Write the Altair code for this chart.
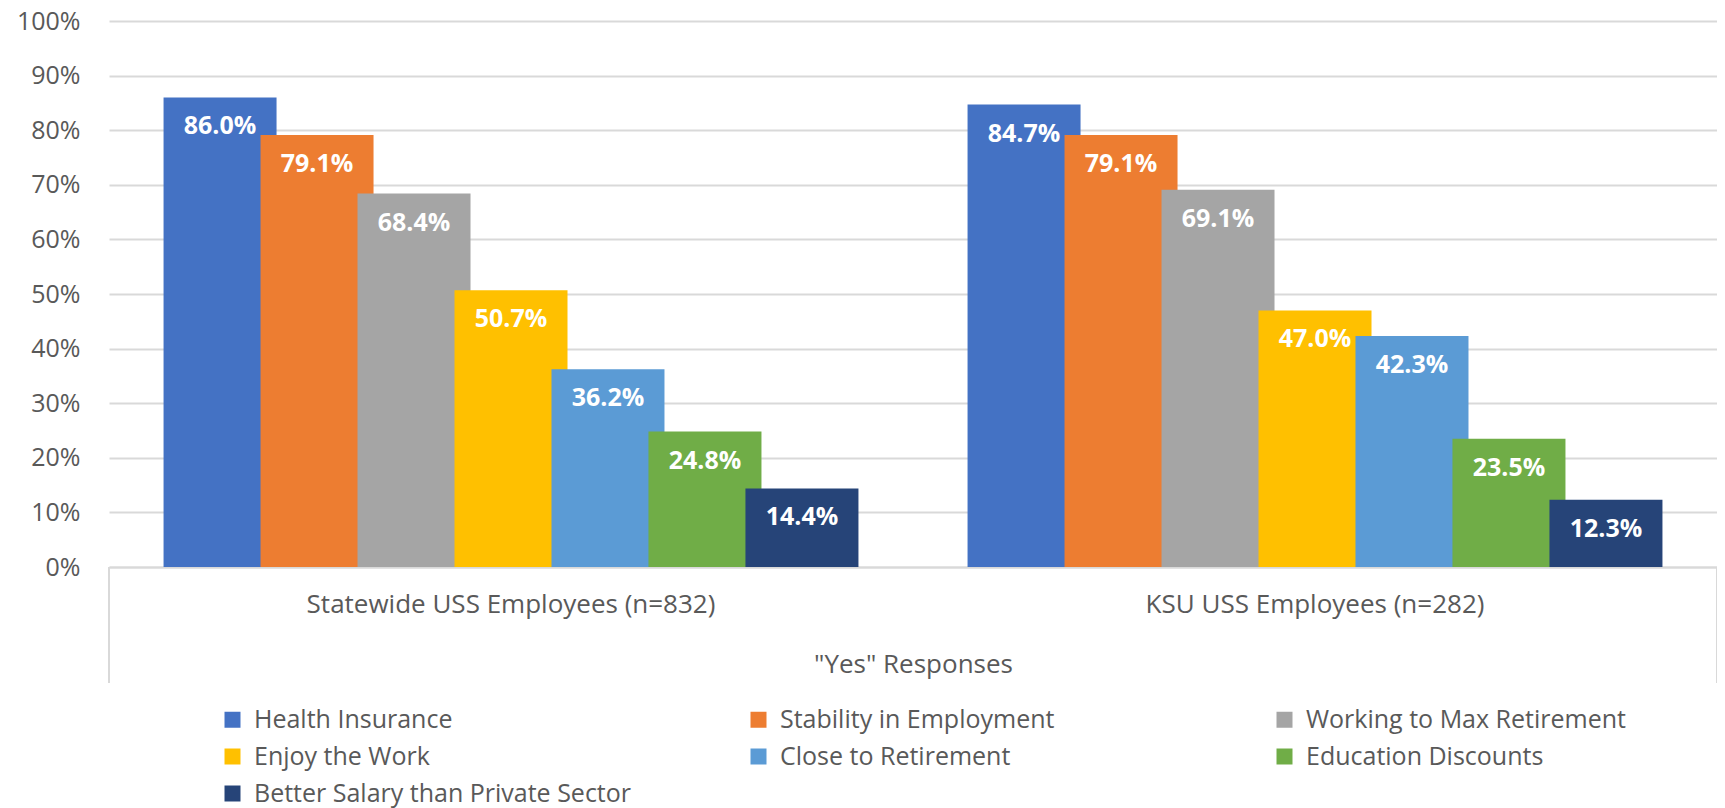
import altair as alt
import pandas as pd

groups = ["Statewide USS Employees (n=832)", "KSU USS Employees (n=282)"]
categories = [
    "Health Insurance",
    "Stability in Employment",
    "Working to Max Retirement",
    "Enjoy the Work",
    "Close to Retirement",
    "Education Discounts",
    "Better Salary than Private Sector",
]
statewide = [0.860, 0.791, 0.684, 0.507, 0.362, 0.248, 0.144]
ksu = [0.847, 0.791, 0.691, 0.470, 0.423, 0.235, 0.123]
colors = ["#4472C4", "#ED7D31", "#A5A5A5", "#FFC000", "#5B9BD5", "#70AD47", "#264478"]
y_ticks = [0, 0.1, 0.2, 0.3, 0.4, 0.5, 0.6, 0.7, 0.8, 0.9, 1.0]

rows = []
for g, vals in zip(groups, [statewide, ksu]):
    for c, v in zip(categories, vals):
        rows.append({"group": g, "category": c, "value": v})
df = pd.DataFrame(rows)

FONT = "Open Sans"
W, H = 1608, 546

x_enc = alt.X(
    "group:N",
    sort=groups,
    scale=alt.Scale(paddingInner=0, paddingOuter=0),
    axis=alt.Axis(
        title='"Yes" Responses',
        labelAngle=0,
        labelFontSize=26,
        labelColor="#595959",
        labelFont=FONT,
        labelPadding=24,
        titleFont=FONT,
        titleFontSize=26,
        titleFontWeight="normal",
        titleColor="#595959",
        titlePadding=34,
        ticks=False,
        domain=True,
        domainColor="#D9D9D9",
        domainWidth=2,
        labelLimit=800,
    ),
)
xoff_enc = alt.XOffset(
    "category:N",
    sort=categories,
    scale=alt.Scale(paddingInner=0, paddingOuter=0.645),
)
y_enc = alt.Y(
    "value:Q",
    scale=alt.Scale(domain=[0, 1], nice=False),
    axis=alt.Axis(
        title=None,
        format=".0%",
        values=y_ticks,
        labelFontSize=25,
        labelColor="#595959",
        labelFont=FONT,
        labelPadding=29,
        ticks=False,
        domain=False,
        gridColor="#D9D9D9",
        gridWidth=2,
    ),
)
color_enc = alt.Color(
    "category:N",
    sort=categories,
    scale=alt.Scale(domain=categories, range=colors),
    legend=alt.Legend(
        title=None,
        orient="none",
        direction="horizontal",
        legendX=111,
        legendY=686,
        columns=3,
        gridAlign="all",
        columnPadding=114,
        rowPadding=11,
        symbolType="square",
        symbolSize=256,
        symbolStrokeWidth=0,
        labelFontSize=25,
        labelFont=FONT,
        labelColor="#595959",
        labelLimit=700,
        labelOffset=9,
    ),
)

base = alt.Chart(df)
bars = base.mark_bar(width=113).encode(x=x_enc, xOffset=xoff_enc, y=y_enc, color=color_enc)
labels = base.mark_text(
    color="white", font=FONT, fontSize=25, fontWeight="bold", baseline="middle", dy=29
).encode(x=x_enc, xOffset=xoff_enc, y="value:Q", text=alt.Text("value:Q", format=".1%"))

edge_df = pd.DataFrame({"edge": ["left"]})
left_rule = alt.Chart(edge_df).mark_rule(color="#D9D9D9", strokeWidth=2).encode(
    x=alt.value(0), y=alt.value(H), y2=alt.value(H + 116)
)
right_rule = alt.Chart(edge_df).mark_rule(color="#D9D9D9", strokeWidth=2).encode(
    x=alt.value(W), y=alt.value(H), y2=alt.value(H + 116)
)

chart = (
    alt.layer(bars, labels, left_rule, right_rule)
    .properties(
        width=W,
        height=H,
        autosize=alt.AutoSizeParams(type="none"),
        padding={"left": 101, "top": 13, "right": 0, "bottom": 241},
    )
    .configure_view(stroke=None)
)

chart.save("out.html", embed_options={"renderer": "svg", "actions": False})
= = = =
> _Given task_
Quote, exactly and only, the lines from the first line of the data above through the line containing "import pandas as pd". The pictures do not belong in it.

> _Solution_
Write the Altair code for this chart.
import altair as alt
import pandas as pd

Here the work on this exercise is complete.